Cercando di meglio interpretare i dati statistici forniti, risulta evidente, a detta degli esperti, che la crescita dei contagi è e sarà esponenziale; rappresentando graficamente la curva d’infezione e conoscendo il comportamento statistico dei virus è ormai stato chiarito dalla comunità scientifica che il numero di contagiati aumenterà fino al raggiungimento di un plateau che costituisce la massima capacità di contagio del virus. Dati rassicuranti arrivano fortunatamente dalla Cina, dove il contagio sembrerebbe essere in una fase di rientro.
Le aspre polemiche vanno però approfondite, molti virologi ed esperti sembrerebbero infatti tutt’ora in disaccordo su alcune caratteristiche del virus. Tali incongruenze sono frutto di due diverse chiavi di lettura di SARS-Cov-2 e della malattia COVID19; da una parte infatti microbiologi e laboratoristi sono ottimisti visti i risultati analitici ottenuti in laboratorio, considerata anche la reale e poca mortalità causata dal virus; d’altro canto però la medicina clinica italiana sembrerebbe fortemente provata, nelle ultime settimane, dal forte stress a cui il SSN è stato sottoposto sopratutto nelle zone dei focolai dove gli ospedali sono ormai al tracollo. La più grande preoccupazione della medicina, dei medici internisti, dei rianimatori sarebbe infatti dovuta alla scarsa distribuzione dei posti in terapia intensiva, fondamentale nel 10% dei casi.

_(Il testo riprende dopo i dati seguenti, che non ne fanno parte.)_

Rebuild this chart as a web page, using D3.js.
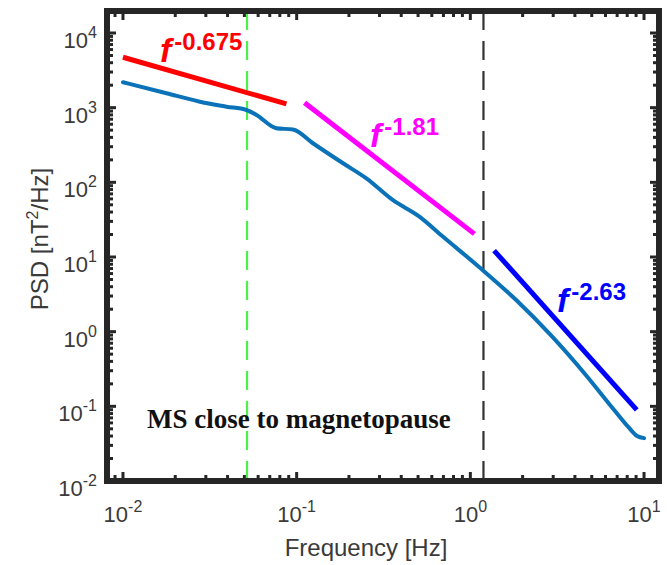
<!DOCTYPE html>
<html>
<head>
<meta charset="utf-8">
<script src="https://cdn.jsdelivr.net/npm/d3@7"></script>
<style>
  html, body { margin: 0; padding: 0; background: #fff; }
  svg { display: block; }
</style>
</head>
<body>
<svg id="chart" width="667" height="565"></svg>
<script>
// ---- data ----
const freq = [0.01, 0.0178, 0.0277, 0.0394, 0.0514, 0.0587, 0.0763, 0.0952, 0.124, 0.185, 0.252, 0.357, 0.509, 0.694, 1.15, 1.83, 2.97, 4.62, 6.73, 8.21, 9.12, 10];
const psd  = [2190, 1560, 1202, 1031, 931, 798, 530, 510, 334, 180, 113, 58.1, 34.8, 18.8, 7.0, 2.67, 0.849, 0.263, 0.0893, 0.0513, 0.0401, 0.0375];

const fitLabels = ["-0.675", "-1.81", "-2.63"];
const fitF0 = [0.01, 0.111, 1.37];
const fitF1 = [0.0873, 1.055, 9.08];
const fitP0 = [4730, 1167, 12.2];
const fitP1 = [1122, 20.4, 0.0897];
const fitColors = ["#ff0000", "#ff00ff", "#0000ff"];

const vlineFreq = [0.0518, 1.19];
const vlineColors = ["#4cf04c", "#333333"];

const xTickExps = [-2, -1, 0, 1];
const yTickExps = [-2, -1, 0, 1, 2, 3, 4];

const annotation = "MS close to magnetopause";

// ---- layout ----
const svg = d3.select("#chart");
const L = 107, R = 659, T = 11, B = 481;
const x = d3.scaleLog().domain([Math.pow(10, -2.092), Math.pow(10, 1.0862)]).range([L, R]);
const y = d3.scaleLog().domain([0.01, Math.pow(10, 4.2946)]).range([B, T]);

const axisColor = "#262626";
const labelFont = "'Liberation Sans', Arial, sans-serif";

// clip
svg.append("clipPath").attr("id", "clip").append("rect")
  .attr("x", L).attr("y", T).attr("width", R - L).attr("height", B - T);
const plot = svg.append("g").attr("clip-path", "url(#clip)");

// vertical dashed lines
vlineFreq.forEach((f, i) => {
  plot.append("line")
    .attr("x1", x(f)).attr("x2", x(f)).attr("y1", T).attr("y2", B)
    .attr("stroke", vlineColors[i]).attr("stroke-width", 2.2)
    .attr("stroke-dasharray", "19,11");
});

// PSD curve
const line = d3.line().x(d => x(d[0])).y(d => y(d[1])).curve(d3.curveMonotoneX);
plot.append("path")
  .datum(freq.map((f, i) => [f, psd[i]]))
  .attr("d", line)
  .attr("fill", "none").attr("stroke", "#0a72b8").attr("stroke-width", 4)
  .attr("stroke-linejoin", "round").attr("stroke-linecap", "round");

// fit lines
fitLabels.forEach((lab, i) => {
  plot.append("line")
    .attr("x1", x(fitF0[i])).attr("y1", y(fitP0[i]))
    .attr("x2", x(fitF1[i])).attr("y2", y(fitP1[i]))
    .attr("stroke", fitColors[i]).attr("stroke-width", 5);
});

// fit labels
const labelPos = [[160, 62], [370, 147], [557, 312]];
fitLabels.forEach((lab, i) => {
  const t = svg.append("text")
    .attr("x", labelPos[i][0]).attr("y", labelPos[i][1])
    .attr("fill", fitColors[i])
    .attr("font-family", labelFont).attr("font-weight", "bold");
  t.append("tspan").attr("font-size", 34).attr("font-style", "italic").text("f");
  t.append("tspan").attr("font-size", 24).attr("dx", 3).attr("dy", -12).text(lab);
});

// annotation
svg.append("text")
  .attr("x", 147).attr("y", 428)
  .attr("font-family", "'Liberation Serif', 'Times New Roman', serif")
  .attr("font-weight", "bold").attr("font-size", 27)
  .attr("fill", "#111").text(annotation);

// ---- ticks ----
const axG = svg.append("g");
function minorTicks(lo, hi) {
  const out = [];
  for (let e = Math.floor(Math.log10(lo)); e <= Math.ceil(Math.log10(hi)); e++) {
    for (let k = 1; k <= 9; k++) {
      const v = k * Math.pow(10, e);
      if (v >= lo && v <= hi) out.push({v, major: k === 1});
    }
  }
  return out;
}
const xd = x.domain(), yd = y.domain();
minorTicks(xd[0], xd[1]).forEach(t => {
  const len = t.major ? 9 : 6;
  const px = x(t.v);
  axG.append("line").attr("x1", px).attr("x2", px).attr("y1", B).attr("y2", B - len)
    .attr("stroke", axisColor).attr("stroke-width", 3);
  axG.append("line").attr("x1", px).attr("x2", px).attr("y1", T).attr("y2", T + len)
    .attr("stroke", axisColor).attr("stroke-width", 3);
});
minorTicks(yd[0], yd[1]).forEach(t => {
  const len = t.major ? 9 : 6;
  const py = y(t.v);
  axG.append("line").attr("y1", py).attr("y2", py).attr("x1", L).attr("x2", L + len)
    .attr("stroke", axisColor).attr("stroke-width", 3);
  axG.append("line").attr("y1", py).attr("y2", py).attr("x1", R).attr("x2", R - len)
    .attr("stroke", axisColor).attr("stroke-width", 3);
});

// frame
svg.append("rect").attr("x", L).attr("y", T).attr("width", R - L).attr("height", B - T)
  .attr("fill", "none").attr("stroke", axisColor).attr("stroke-width", 6);

// tick labels
const tickColor = "#3a3a3a";
xTickExps.forEach(e => {
  const t = svg.append("text")
    .attr("x", x(Math.pow(10, e))).attr("y", 522)
    .attr("text-anchor", "middle")
    .attr("font-family", labelFont).attr("font-size", 22).attr("fill", tickColor);
  t.append("tspan").text("10");
  t.append("tspan").attr("font-size", 16).attr("dy", -10).text(e);
});
yTickExps.forEach(e => {
  const t = svg.append("text")
    .attr("x", 97).attr("y", y(Math.pow(10, e)) + 15)
    .attr("text-anchor", "end")
    .attr("font-family", labelFont).attr("font-size", 22).attr("fill", tickColor);
  t.append("tspan").text("10");
  t.append("tspan").attr("font-size", 16).attr("dy", -10).text(e);
});

// axis titles
svg.append("text")
  .attr("x", 366).attr("y", 556).attr("text-anchor", "middle")
  .attr("font-family", labelFont).attr("font-size", 24).attr("fill", tickColor)
  .text("Frequency [Hz]");
const yt = svg.append("text")
  .attr("transform", "translate(48,239) rotate(-90)")
  .attr("text-anchor", "middle")
  .attr("font-family", labelFont).attr("font-size", 24).attr("fill", tickColor);
yt.append("tspan").text("PSD [nT");
yt.append("tspan").attr("font-size", 16).attr("dy", -10).text("2");
yt.append("tspan").attr("dy", 10).text("/Hz]");
</script>
</body>
</html>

Anche la Regione Sicilia si è mossa in tal senso, chiedendo un aumento di 100 unità di terapia intensiva da aggiungere ai 400 posti letto già disponibili; numeri preoccupanti in caso di un black code sanitario e di un crollo effettivo del SSN che sarebbe pronto a rimandare gli interventi di sala operatoria non urgenti per fronteggiare alle richieste fisiche di anestesisti, ventilatori, apparecchiature e presidi per la terapia intensiva.
Ultimo punto chiave della situazione coronavirus, in ambito epidemiologico è la preoccupazione di una possibile mutazione del virus che, essendo un organismo acellulare parassitario potrebbe andare in contro a mutazioni evolutive del proprio genoma proporzionalmente collegate al numero di contagi. Queste mutazioni preoccuperebbero infatti su due fronti: il primo, relativamente alla struttura stessa del virus, che modificando la sua genetica sarebbe in grado di provocare una collaterale mutazione della sua virulenza alterando così le sue caratteristiche patogene. Il secondo aspetto sarebbe principalmente di interesse terapeutico, poiché diventerebbe estremamente complicata la ricerca di un vaccino per un virus instabile e in continuo cambiamento la cui mutazione genomica provocherebbe una resistenza ai farmaci antivirali, antimalarici e ACE-inibitori attualmente in uso.